Climate Change in Philadelphia: The Numbers Tell the Story

“The weather isn’t what it used to be." I hear that a lot from the public. Many long-time weather forecasters agree, and I am one of them.

I was born and raised in Philadelphia, and have been studying the weather here since the 1950s. Dr. Jon Nese and I even wrote “The Philadelphia Area Weather Book” in 2003. We did a lot of research in preparing that book, including a look back at hundreds of years of weather records.

There is no doubt in my mind that the climate of the Philadelphia area has changed in many ways over the years.

1. It doesn’t get as cold as it used to. The last time Philly had an official below zero temperature was 1994. Our all-time low is -11. And there were 35 days with readings below zero in the 120 years before 1994. Below-zero temperatures used to be common, not rare.

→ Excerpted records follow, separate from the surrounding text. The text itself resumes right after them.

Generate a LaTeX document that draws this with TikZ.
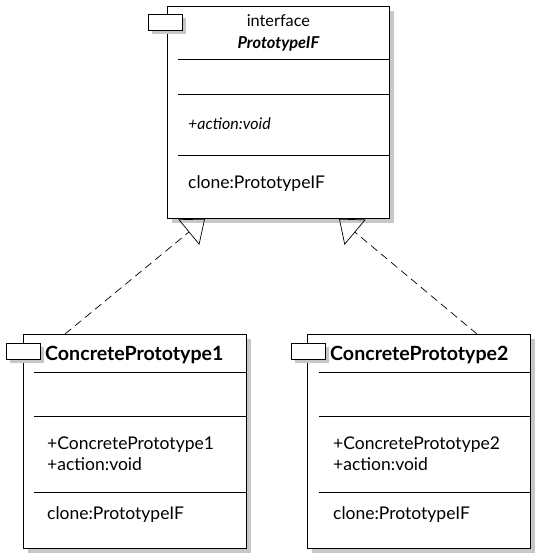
\documentclass[tikz,border=0pt]{standalone}
\usepackage{fontspec}
\setmainfont{Lato}
\usetikzlibrary{arrows.meta,positioning,calc,shadows}

\tikzset{
  boxshadow/.style={drop shadow={shadow xshift=5pt,shadow yshift=-5pt,fill=black!22,opacity=1}},
  classbox/.style={draw,fill=white,line width=0.8pt,anchor=north west,inner sep=0pt,boxshadow},
  tabbox/.style={draw,fill=white,line width=0.8pt,anchor=north west,inner sep=0pt,minimum width=34pt,minimum height=16pt,drop shadow={shadow xshift=4pt,shadow yshift=-4pt,fill=black!22,opacity=1}},
  member/.style={anchor=base west,inner sep=0pt,font=\fontsize{17.5}{20}\selectfont},
  title/.style={anchor=base west,inner sep=0pt,font=\fontsize{19.6}{22}\selectfont\bfseries},
  divider/.style={line width=0.8pt},
  realize/.style={line width=0.7pt,dash pattern=on 8pt off 5pt,-{Triangle[open,length=21pt,width=33pt]}}
}

\begin{document}
\begin{tikzpicture}[x=1pt,y=-1pt]
\useasboundingbox (0,0) rectangle (545,560);
% interface
\node[classbox,minimum width=222pt,minimum height=212pt] (ifc) at (167,6) {};
\node[tabbox] (ifctab) at ($(ifc.north west)+(-19,8)$) {};
\node[anchor=base,inner sep=0pt,font=\fontsize{16.3}{19}\selectfont] (ifckind) at ($(ifc.north)+(0,20)$) {interface};
\node[anchor=base,inner sep=0pt,font=\fontsize{16.4}{19}\selectfont\bfseries\itshape] (ifcname) at ($(ifc.north)+(0,42)$) {PrototypeIF};
\draw[divider] ($(ifc.north west)+(11,53)$) -- ($(ifc.north east)+(0,53)$);
\draw[divider] ($(ifc.north west)+(11,88)$) -- ($(ifc.north east)+(0,88)$);
\draw[divider] ($(ifc.north west)+(11,149)$) -- ($(ifc.north east)+(0,149)$);
\node[member,font=\fontsize{16}{19}\selectfont\itshape] (ifcop) at ($(ifc.north west)+(21,123)$) {+action:void};
\node[member] (ifcclone) at ($(ifc.north west)+(21,182)$) {clone:PrototypeIF};

% first concrete class
\node[classbox,minimum width=223pt,minimum height=214pt] (c1) at (23,334) {};
\node[tabbox] (c1tab) at ($(c1.north west)+(-17,9)$) {};
\node[title] (c1name) at ($(c1.north west)+(22,26)$) {ConcretePrototype1};
\draw[divider] ($(c1.north west)+(11,38)$) -- ($(c1.north east)+(0,38)$);
\draw[divider] ($(c1.north west)+(11,82)$) -- ($(c1.north east)+(0,82)$);
\draw[divider] ($(c1.north west)+(11,158)$) -- ($(c1.north east)+(0,158)$);
\node[member] (c1ctor) at ($(c1.north west)+(24,115)$) {+ConcretePrototype1};
\node[member] (c1op) at ($(c1.north west)+(24,136)$) {+action:void};
\node[member] (c1clone) at ($(c1.north west)+(24,185)$) {clone:PrototypeIF};

% second concrete class
\node[classbox,minimum width=223pt,minimum height=214pt] (c2) at (307,334) {};
\node[tabbox] (c2tab) at ($(c2.north west)+(-16,9)$) {};
\node[title] (c2name) at ($(c2.north west)+(23,26)$) {ConcretePrototype2};
\draw[divider] ($(c2.north west)+(12,38)$) -- ($(c2.north east)+(0,38)$);
\draw[divider] ($(c2.north west)+(12,82)$) -- ($(c2.north east)+(0,82)$);
\draw[divider] ($(c2.north west)+(12,158)$) -- ($(c2.north east)+(0,158)$);
\node[member] (c2ctor) at ($(c2.north west)+(26,115)$) {+ConcretePrototype2};
\node[member] (c2op) at ($(c2.north west)+(26,136)$) {+action:void};
\node[member] (c2clone) at ($(c2.north west)+(26,185)$) {clone:PrototypeIF};

% realizations
\draw[realize] ($(c1.north west)+(42,0)$) -- ($(ifc.south west)+(38,0)$);
\draw[realize] ($(c2.north west)+(170,0)$) -- ($(ifc.south west)+(172,0)$);
\end{tikzpicture}
\end{document}
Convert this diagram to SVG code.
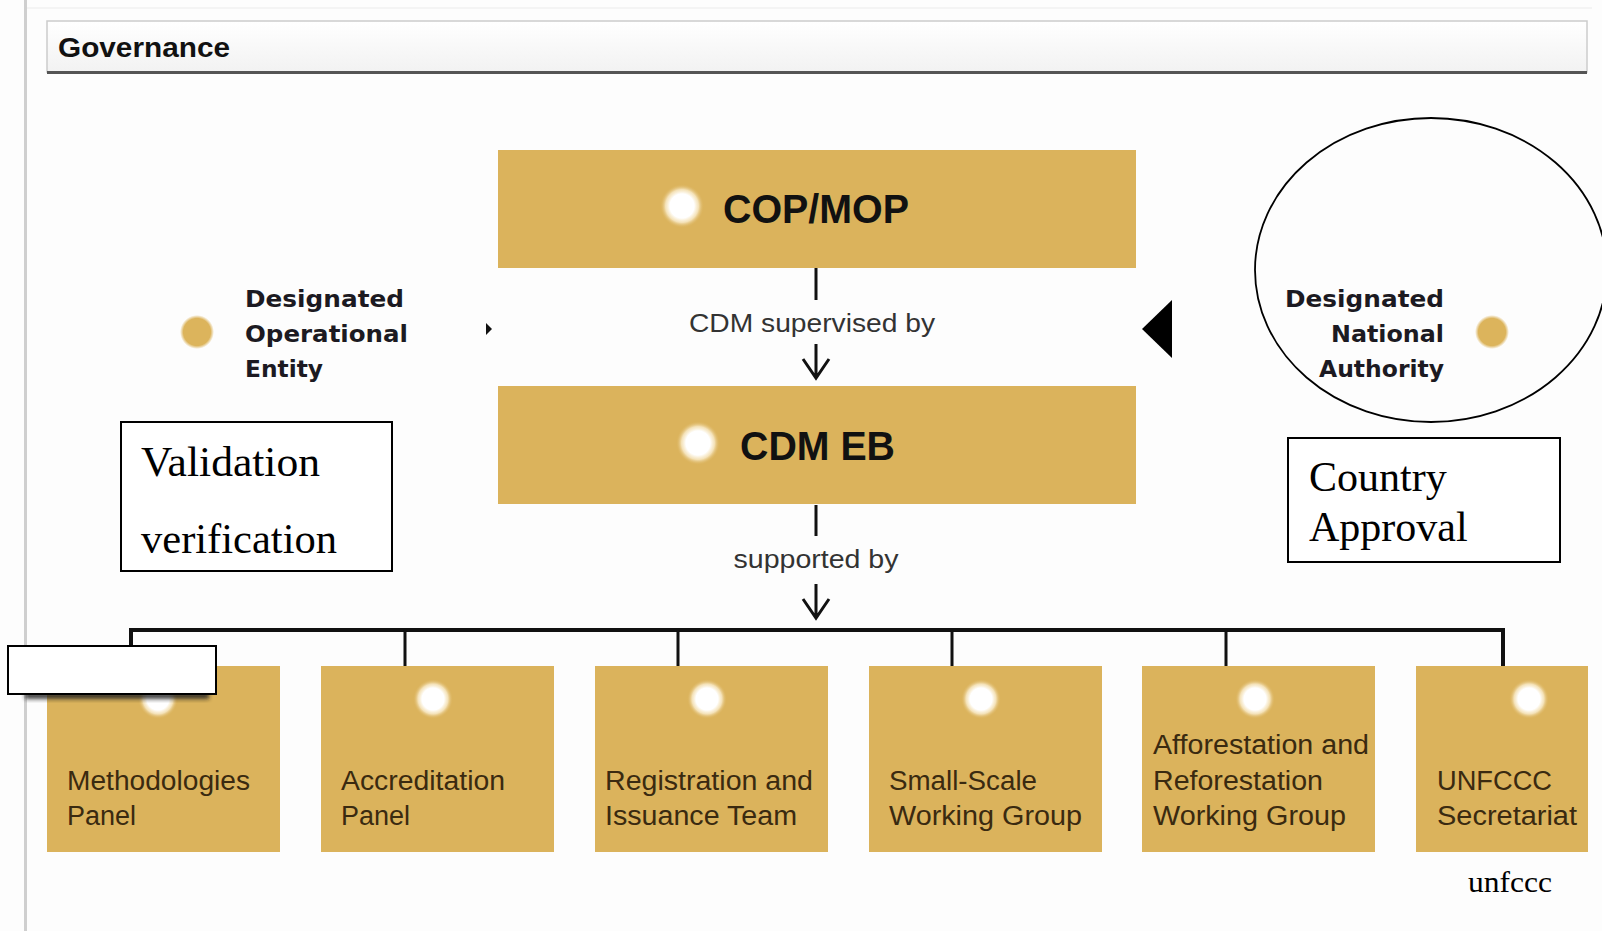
<svg xmlns="http://www.w3.org/2000/svg" width="1602" height="931" viewBox="0 0 1602 931">
  <defs>
    <radialGradient id="glow" cx="0.5" cy="0.5" r="0.5">
      <stop offset="0" stop-color="#ffffff"/>
      <stop offset="0.55" stop-color="#ffffff"/>
      <stop offset="0.75" stop-color="#fff6e0" stop-opacity="0.7"/>
      <stop offset="1" stop-color="#dbb35c" stop-opacity="0"/>
    </radialGradient>
    <radialGradient id="goldDot" cx="0.5" cy="0.5" r="0.5">
      <stop offset="0" stop-color="#dcb45c"/>
      <stop offset="0.8" stop-color="#dcb45c"/>
      <stop offset="1" stop-color="#dcb45c" stop-opacity="0"/>
    </radialGradient>
    <linearGradient id="headerFill" x1="0" y1="0" x2="0" y2="1">
      <stop offset="0" stop-color="#ffffff"/>
      <stop offset="1" stop-color="#f2f2f2"/>
    </linearGradient>
    <filter id="soft" x="-20%" y="-50%" width="140%" height="200%">
      <feGaussianBlur stdDeviation="2"/>
    </filter>
  </defs>
  <style>
    .gold { fill: #dbb35c; }
    .big { font-family: "Liberation Sans", Arial, sans-serif; font-weight: bold; font-size: 41px; fill: #111; }
    .lbl { font-family: "Liberation Sans", Arial, sans-serif; font-size: 25px; fill: #333; }
    .sub { font-family: "Liberation Sans", Arial, sans-serif; font-size: 27px; fill: #3a2a10; }
    .ent { font-family: "DejaVu Sans", Verdana, sans-serif; font-weight: bold; font-size: 23px; fill: #1c1a22; }
    .note { font-family: "Liberation Serif", "Times New Roman", serif; font-size: 42px; fill: #000; }
    .wire { fill: none; stroke: #111; stroke-width: 3; }
    .bus { fill: none; stroke: #111; stroke-width: 4; }
    .box { fill: #fff; stroke: #000; stroke-width: 2; }
  </style>

  <rect x="0" y="0" width="1602" height="931" fill="#fdfdfd"/>
  <!-- page frame -->
  <line x1="25.5" y1="0" x2="25.5" y2="931" stroke="#cfcfcf" stroke-width="3"/>
  <line x1="27" y1="8" x2="1592" y2="8" stroke="#f0f0f0" stroke-width="1.5"/>

  <!-- header bar -->
  <g id="header">
    <rect x="47" y="21" width="1540" height="51" fill="url(#headerFill)" stroke="#cccccc" stroke-width="1.5"/>
    <line x1="47" y1="72.5" x2="1587" y2="72.5" stroke="#555" stroke-width="3"/>
    <text x="58" y="57" font-family="Liberation Sans, Arial, sans-serif" font-weight="bold" font-size="28" fill="#111" textLength="172" lengthAdjust="spacingAndGlyphs">Governance</text>
  </g>

  <!-- connectors -->
  <g id="connectors">
    <line class="wire" x1="816" y1="268" x2="816" y2="300"/>
    <path class="wire" d="M816 344 V378 M803 359 L816 378 L829 359"/>
    <line class="wire" x1="816" y1="505" x2="816" y2="536"/>
    <path class="wire" d="M816 584 V618 M803 599 L816 618 L829 599"/>
    <path class="bus" d="M131 666 V630 H1503 V666"/>
    <path class="wire" d="M405 630 V666 M678 630 V666 M952 630 V666 M1226 630 V666"/>
    <text class="lbl" x="812" y="332" text-anchor="middle" textLength="246" lengthAdjust="spacingAndGlyphs">CDM supervised by</text>
    <text class="lbl" x="816" y="568" text-anchor="middle" textLength="165" lengthAdjust="spacingAndGlyphs">supported by</text>
    <path d="M486 323 L492 329 L486 335 Z" fill="#111"/>
    <path d="M1142 329 L1172 300 L1172 358 Z" fill="#000"/>
  </g>

  <g id="cop-mop">
    <rect class="gold" x="498" y="150" width="638" height="118"/>
    <circle cx="682" cy="206" r="22" fill="url(#glow)"/>
    <text class="big" x="723" y="223" textLength="186" lengthAdjust="spacingAndGlyphs">COP/MOP</text>
  </g>

  <g id="cdm-eb">
    <rect class="gold" x="498" y="386" width="638" height="118"/>
    <circle cx="698" cy="443" r="22" fill="url(#glow)"/>
    <text class="big" x="740" y="460" textLength="155" lengthAdjust="spacingAndGlyphs">CDM EB</text>
  </g>

  <g id="doe">
    <circle cx="197" cy="332" r="17" fill="url(#goldDot)"/>
    <text class="ent" x="245" y="307" textLength="159" lengthAdjust="spacingAndGlyphs">Designated</text>
    <text class="ent" x="245" y="342" textLength="163" lengthAdjust="spacingAndGlyphs">Operational</text>
    <text class="ent" x="245" y="377" textLength="78" lengthAdjust="spacingAndGlyphs">Entity</text>
  </g>

  <g id="dna">
    <ellipse cx="1431" cy="270" rx="176" ry="152" fill="none" stroke="#000" stroke-width="1.8"/>
    <text class="ent" x="1444" y="307" text-anchor="end" textLength="159" lengthAdjust="spacingAndGlyphs">Designated</text>
    <text class="ent" x="1444" y="342" text-anchor="end" textLength="113" lengthAdjust="spacingAndGlyphs">National</text>
    <text class="ent" x="1444" y="377" text-anchor="end" textLength="125" lengthAdjust="spacingAndGlyphs">Authority</text>
    <circle cx="1492" cy="332" r="17" fill="url(#goldDot)"/>
  </g>

  <g id="validation-note">
    <rect class="box" x="121" y="422" width="271" height="149"/>
    <text class="note" x="141" y="476" textLength="179" lengthAdjust="spacingAndGlyphs">Validation</text>
    <text class="note" x="141" y="553" textLength="196" lengthAdjust="spacingAndGlyphs">verification</text>
  </g>

  <g id="approval-note">
    <rect class="box" x="1288" y="438" width="272" height="124"/>
    <text class="note" x="1309" y="491">Country</text>
    <text class="note" x="1309" y="541">Approval</text>
  </g>

  <g id="methodologies-panel">
    <rect class="gold" x="47" y="666" width="233" height="186"/>
    <circle cx="158" cy="699" r="20" fill="url(#glow)"/>
    <text class="sub" x="67" y="790" textLength="183" lengthAdjust="spacingAndGlyphs">Methodologies</text>
    <text class="sub" x="67" y="825">Panel</text>
  </g>

  <g id="accreditation-panel">
    <rect class="gold" x="321" y="666" width="233" height="186"/>
    <circle cx="433" cy="699" r="20" fill="url(#glow)"/>
    <text class="sub" x="341" y="790" textLength="164" lengthAdjust="spacingAndGlyphs">Accreditation</text>
    <text class="sub" x="341" y="825">Panel</text>
  </g>

  <g id="registration-team">
    <rect class="gold" x="595" y="666" width="233" height="186"/>
    <circle cx="707" cy="699" r="20" fill="url(#glow)"/>
    <text class="sub" x="605" y="790" textLength="208" lengthAdjust="spacingAndGlyphs">Registration and</text>
    <text class="sub" x="605" y="825" textLength="192" lengthAdjust="spacingAndGlyphs">Issuance Team</text>
  </g>

  <g id="small-scale-group">
    <rect class="gold" x="869" y="666" width="233" height="186"/>
    <circle cx="981" cy="699" r="20" fill="url(#glow)"/>
    <text class="sub" x="889" y="790" textLength="148" lengthAdjust="spacingAndGlyphs">Small-Scale</text>
    <text class="sub" x="889" y="825" textLength="193" lengthAdjust="spacingAndGlyphs">Working Group</text>
  </g>

  <g id="ar-working-group">
    <rect class="gold" x="1142" y="666" width="233" height="186"/>
    <circle cx="1255" cy="699" r="20" fill="url(#glow)"/>
    <text class="sub" x="1153" y="754" textLength="216" lengthAdjust="spacingAndGlyphs">Afforestation and</text>
    <text class="sub" x="1153" y="790" textLength="170" lengthAdjust="spacingAndGlyphs">Reforestation</text>
    <text class="sub" x="1153" y="825" textLength="193" lengthAdjust="spacingAndGlyphs">Working Group</text>
  </g>

  <g id="unfccc-secretariat">
    <rect class="gold" x="1416" y="666" width="172" height="186"/>
    <circle cx="1529" cy="699" r="20" fill="url(#glow)"/>
    <text class="sub" x="1437" y="790" textLength="115" lengthAdjust="spacingAndGlyphs">UNFCCC</text>
    <text class="sub" x="1437" y="825" textLength="140" lengthAdjust="spacingAndGlyphs">Secretariat</text>
  </g>

  <!-- blank callout over first panel -->
  <g id="blank-callout">
    <rect x="25" y="692" width="184" height="7" fill="#222" filter="url(#soft)" opacity="0.85"/>
    <rect class="box" x="8" y="646" width="208" height="48"/>
  </g>

  <text id="source" x="1468" y="892" font-family="Liberation Serif, Times New Roman, serif" font-size="30" fill="#000" textLength="84" lengthAdjust="spacingAndGlyphs">unfccc</text>
</svg>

2. Summers are hotter than they used to be. The 12 hottest summers have all occurred since 1991. Four of the seven hottest have occurred in this decade.

3. The trend can be seen in yearly temperatures, too. Twelve of the warmest 13 years occurred since 1990. Five of the eight warmest were observed in this decade.

4. When it rains, the rain tends to be heavier than it used to be. The two rainiest years were in this decade. The rainiest two months as well.

5. Even though it’s warmer overall, when it is just cold enough to snow, it snows more. The two snowiest winters occurred in the past 10 years. The third snowiest was in 1995-96, which had the biggest snowstorm ever recorded here. The 2nd, 3rd, and 4th biggest snowstorms occurred in the past 10 years.

So, it’s warmer, wetter, and snowier in the 21st century than in the 120 years of official records before that time. The climate of Philadelphia has changed significantly. We have the proof.